Zusätzlich haben sich große Namen dem
Beratungsgremium von Camero angeschlossen. Hierzu gehören Amiram
Levine, der frühere Oberkommandierende des Kommandos Nord der
israelischen Verteidigungsstreitkräfte; John Greenberger, Leiter der
New Yorker Feuerwehr zur Zeit der Terrorangriffe vom 11. September
2001; und ein hochrangiger amerikanischer General.

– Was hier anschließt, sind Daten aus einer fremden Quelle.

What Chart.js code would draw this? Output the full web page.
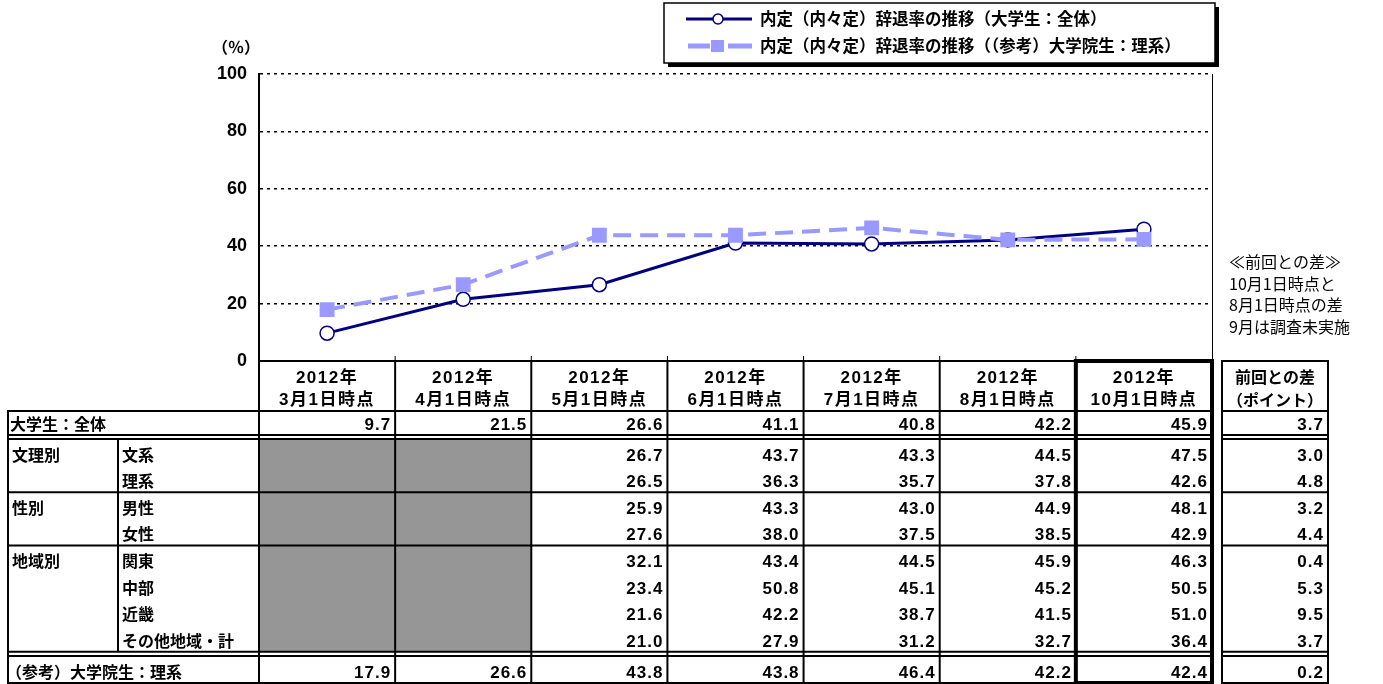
<!DOCTYPE html>
<html lang="ja">
<head>
<meta charset="utf-8">
<script src="https://cdn.jsdelivr.net/npm/chart.js@4/dist/chart.umd.min.js"></script>
<style>
  html, body { margin: 0; padding: 0; background: #fff; }
  #wrap { width: 1383px; height: 684px; }
</style>
</head>
<body>
<div id="wrap"><canvas id="rateChart" width="1383" height="684"></canvas></div>
<script>
// Survey points (x categories / table header)
const categories = [
  ['2012年', '3月1日時点'], ['2012年', '4月1日時点'], ['2012年', '5月1日時点'],
  ['2012年', '6月1日時点'], ['2012年', '7月1日時点'], ['2012年', '8月1日時点'],
  ['2012年', '10月1日時点']
];

// Line series (also table rows)
const undergradAll = [9.7, 21.5, 26.6, 41.1, 40.8, 42.2, 45.9];
const gradScience = [17.9, 26.6, 43.8, 43.8, 46.4, 42.2, 42.4];

// Breakdown rows (no survey before May)
const bunkei = [null, null, 26.7, 43.7, 43.3, 44.5, 47.5];
const rikei  = [null, null, 26.5, 36.3, 35.7, 37.8, 42.6];
const male   = [null, null, 25.9, 43.3, 43.0, 44.9, 48.1];
const female = [null, null, 27.6, 38.0, 37.5, 38.5, 42.9];
const kanto  = [null, null, 32.1, 43.4, 44.5, 45.9, 46.3];
const chubu  = [null, null, 23.4, 50.8, 45.1, 45.2, 50.5];
const kinki  = [null, null, 21.6, 42.2, 38.7, 41.5, 51.0];
const others = [null, null, 21.0, 27.9, 31.2, 32.7, 36.4];

// "前回との差" column, top to bottom
const pointDiffs = [3.7, 3.0, 4.8, 3.2, 4.4, 0.4, 5.3, 9.5, 3.7, 0.2];

const yTicks = [0, 20, 40, 60, 80, 100];

const seriesNames = [
  '内定（内々定）辞退率の推移（大学生：全体）',
  '内定（内々定）辞退率の推移（（参考）大学院生：理系）'
];

const noteLines = ['≪前回との差≫', '10月1日時点と', '8月1日時点の差', '9月は調査未実施'];

const FONT = "'Liberation Sans', 'Noto Sans CJK JP', sans-serif";
const CJK = "'Noto Sans CJK JP', 'Liberation Sans', sans-serif";
const NAVY = '#000080';
const LILAC = '#9999FF';
const GRAY = '#969696';

// table layout below the plot
const HDR_BOTTOM = 411, ALL_BOTTOM = 435, GROUP_TOP = 439, ROW_H = 26.6;
const LAST_TOP = 656, LAST_BOTTOM = 683;
const L0 = 8, L1 = 118, D0 = 1222, D1 = 1328;

const groupRows = [
  { group: '文理別', label: '文系', values: bunkei },
  { group: '', label: '理系', values: rikei },
  { group: '性別', label: '男性', values: male },
  { group: '', label: '女性', values: female },
  { group: '地域別', label: '関東', values: kanto },
  { group: '', label: '中部', values: chubu },
  { group: '', label: '近畿', values: kinki },
  { group: '', label: 'その他地域・計', values: others }
];

function hline(ctx, x1, x2, y) {
  ctx.beginPath(); ctx.moveTo(x1, y); ctx.lineTo(x2, y); ctx.stroke();
}
function vline(ctx, x, y1, y2) {
  ctx.beginPath(); ctx.moveTo(x, y1); ctx.lineTo(x, y2); ctx.stroke();
}

const sheetPlugin = {
  id: 'sheetPlugin',
  afterDraw(chart) {
    const ctx = chart.ctx;
    const xs = chart.scales.x;
    const area = chart.chartArea;
    const half = (xs.getPixelForValue(1) - xs.getPixelForValue(0)) / 2;
    const edges = categories.map((c, i) => xs.getPixelForValue(i) - half);
    edges.push(xs.getPixelForValue(categories.length - 1) + half);
    const right = edges[edges.length - 1];
    const top = area.bottom;
    const groupBottom = GROUP_TOP + ROW_H * groupRows.length;

    ctx.save();

    // plot right border and small inward ticks
    ctx.strokeStyle = '#000';
    ctx.lineWidth = 1;
    vline(ctx, area.right + 0.5, area.top, area.bottom);
    edges.slice(1, -1).forEach(x => vline(ctx, x, area.bottom - 5, area.bottom));

    // gray cells where there is no survey (one block per column)
    ctx.fillStyle = GRAY;
    categories.forEach((c, ci) => {
      const empty = groupRows.filter(r => r.values[ci] === null).length;
      if (empty === groupRows.length) {
        ctx.fillRect(edges[ci], GROUP_TOP, edges[ci + 1] - edges[ci], groupBottom - GROUP_TOP);
      }
    });

    // grid lines of the table
    ctx.strokeStyle = '#000';
    ctx.lineWidth = 2;
    hline(ctx, edges[0] - 1, right, top);
    hline(ctx, D0, D1, top);
    const hs = [HDR_BOTTOM, ALL_BOTTOM, GROUP_TOP, GROUP_TOP + 2 * ROW_H, GROUP_TOP + 4 * ROW_H,
      groupBottom, LAST_TOP, LAST_BOTTOM];
    hs.forEach(y => { hline(ctx, L0 - 1, right, y); hline(ctx, D0 - 1, D1 + 1, y); });
    edges.forEach(x => vline(ctx, x, top, LAST_BOTTOM));
    vline(ctx, L0, HDR_BOTTOM, LAST_BOTTOM + 1);
    vline(ctx, L1, GROUP_TOP, groupBottom);
    vline(ctx, D0, top - 1, LAST_BOTTOM + 1);
    vline(ctx, D1, top - 1, LAST_BOTTOM + 1);

    // latest column is framed with a heavy border
    ctx.lineWidth = 4;
    ctx.strokeRect(edges[6], top, right - edges[6], LAST_BOTTOM - top);

    // header text
    ctx.fillStyle = '#000';
    ctx.textBaseline = 'middle';
    ctx.textAlign = 'center';
    ctx.font = 'bold 17px ' + FONT;
    ctx.letterSpacing = '1.5px';
    categories.forEach((c, i) => {
      const cx = (edges[i] + edges[i + 1]) / 2;
      ctx.fillText(c[0], cx, top + 17);
      ctx.fillText(c[1], cx, top + 39);
    });
    ctx.font = 'bold 16px ' + CJK;
    ctx.letterSpacing = '0px';
    ctx.fillText('前回との差', (D0 + D1) / 2, top + 16);
    ctx.fillText('（ポイント）', (D0 + D1) / 2, top + 39);

    // body text
    const num = v => v.toFixed(1);
    const drawValues = (vals, yBase) => {
      ctx.textAlign = 'right';
      ctx.font = 'bold 17px ' + FONT;
      ctx.letterSpacing = '1px';
      vals.forEach((v, i) => {
        if (v !== null) ctx.fillText(num(v), edges[i + 1] - 4, yBase);
      });
      ctx.letterSpacing = '0px';
    };
    const drawLabel = (t, x, y) => {
      ctx.textAlign = 'left';
      ctx.font = 'bold 16px ' + CJK;
      ctx.fillText(t, x, y);
    };
    const drawDiff = (v, y) => {
      ctx.textAlign = 'right';
      ctx.font = 'bold 17px ' + FONT;
      ctx.letterSpacing = '1px';
      ctx.fillText(num(v), D1 - 4, y);
      ctx.letterSpacing = '0px';
    };

    ctx.textBaseline = 'alphabetic';
    let y = ALL_BOTTOM - 5;
    drawLabel('大学生：全体', L0 + 2, y);
    drawValues(undergradAll, y);
    drawDiff(pointDiffs[0], y);

    groupRows.forEach((r, ri) => {
      const yy = GROUP_TOP + (ri + 1) * ROW_H - 5;
      if (r.group) drawLabel(r.group, L0 + 4, yy);
      drawLabel(r.label, L1 + 4, yy);
      drawValues(r.values, yy);
      drawDiff(pointDiffs[ri + 1], yy);
    });

    y = LAST_BOTTOM - 5;
    drawLabel('（参考）大学院生：理系', L0 - 2, y);
    drawValues(gradScience, y);
    drawDiff(pointDiffs[pointDiffs.length - 1], y);

    // unit label
    ctx.font = 'bold 16px ' + CJK;
    ctx.textAlign = 'left';
    ctx.textBaseline = 'middle';
    ctx.fillText('（％）', 212, 47);

    // side note
    ctx.font = '16px ' + CJK;
    noteLines.forEach((t, i) => ctx.fillText(t, 1229, 262 + i * 21.5));

    // legend box with shadow
    const lx = 664, ly = 3, lw = 551, lh = 60;
    ctx.fillStyle = '#000';
    ctx.fillRect(lx + 4, ly + 4, lw, lh);
    ctx.fillStyle = '#fff';
    ctx.fillRect(lx, ly, lw, lh);
    ctx.lineWidth = 1.5;
    ctx.strokeRect(lx, ly, lw, lh);

    const ds = chart.data.datasets;
    // entry 1
    let ey = ly + 16;
    ctx.strokeStyle = NAVY;
    ctx.lineWidth = 3;
    hline(ctx, 686, 752, ey);
    ctx.beginPath();
    ctx.arc(718, ey, 5, 0, Math.PI * 2);
    ctx.fillStyle = '#fff'; ctx.fill();
    ctx.lineWidth = 1.5; ctx.stroke();
    // entry 2
    ey = ly + 43;
    ctx.strokeStyle = LILAC;
    ctx.lineWidth = 5;
    hline(ctx, 688, 710, ey);
    hline(ctx, 728, 752, ey);
    ctx.fillStyle = LILAC;
    ctx.fillRect(711, ey - 6, 13, 12);

    ctx.fillStyle = '#000';
    ctx.font = 'bold 16.5px ' + CJK;
    ctx.textAlign = 'left';
    ctx.fillText(ds[0].label, 760, ly + 16);
    ctx.fillText(ds[1].label, 760, ly + 43);

    ctx.restore();
  }
};

new Chart(document.getElementById('rateChart'), {
  type: 'line',
  data: {
    labels: categories,
    datasets: [
      {
        label: seriesNames[0],
        data: undergradAll,
        order: 2,
        borderColor: NAVY,
        borderWidth: 3,
        pointRadius: 7,
        pointHoverRadius: 7,
        pointBackgroundColor: '#fff',
        pointBorderColor: NAVY,
        pointBorderWidth: 1.5,
        tension: 0
      },
      {
        label: seriesNames[1],
        data: gradScience,
        order: 1,
        borderColor: LILAC,
        borderWidth: 4,
        borderDash: [18, 9],
        pointStyle: 'rect',
        pointRadius: 10.5,
        pointHoverRadius: 10.5,
        pointBackgroundColor: LILAC,
        pointBorderColor: LILAC,
        pointBorderWidth: 0,
        tension: 0
      }
    ]
  },
  options: {
    responsive: false,
    devicePixelRatio: 1,
    animation: false,
    layout: { padding: { left: 0, top: 74, right: 171, bottom: 323 } },
    plugins: {
      legend: { display: false },
      tooltip: { enabled: false }
    },
    scales: {
      x: { display: false, offset: true },
      y: {
        min: 0,
        max: 100,
        afterFit: scale => { scale.width = 259; },
        afterBuildTicks: scale => { scale.ticks = yTicks.map(v => ({ value: v })); },
        ticks: {
          color: '#000',
          padding: 12,
          font: { family: FONT, size: 18, weight: 'bold' }
        },
        grid: { color: '#000', lineWidth: 1.5, drawTicks: false },
        border: { display: true, color: '#000', width: 2, dash: [3, 4] }
      }
    }
  },
  plugins: [sheetPlugin]
});
</script>
</body>
</html>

Aharon sagt, ein erster Prototyp der Vorrichtung
stehe voraussichtlich in 18 Monaten bereit – eine eher lange
Wartezeit für solch einen "hungrigen" Markt, der Kunden hat, die
bereit wären, Zehntausende von Dollars für solch ein Gerät zu
bezahlen.
Darüber hinaus hat Camero Wettbewerber: Eine Firma
namens "Time Domain", die auch UWB-Technologie benutzt, um durch
Wände zu sehen, ist seit sechs Monaten aktiv und verkauft bereits
Geräte im Wert von Millionen von Dollars pro Jahr. Doch Cameros
Technologie ist in verschiedener Hinsicht überlegen. Erstens kann
sie aus einer Entfernung von 20 Metern benutzt werden. Das Produkt
von Time Domain muss sich hingegen direkt an der fraglichen Wand
befinden. Zweitens liefert Cameros Technik ein detailliertes Bild
von allem, was sich im Raum befindet. Im Gegensatz dazu lokalisiert
Time Domains Produkt zwar Objekte im Raum, liefert jedoch keine
Informationen über deren Form oder Größe.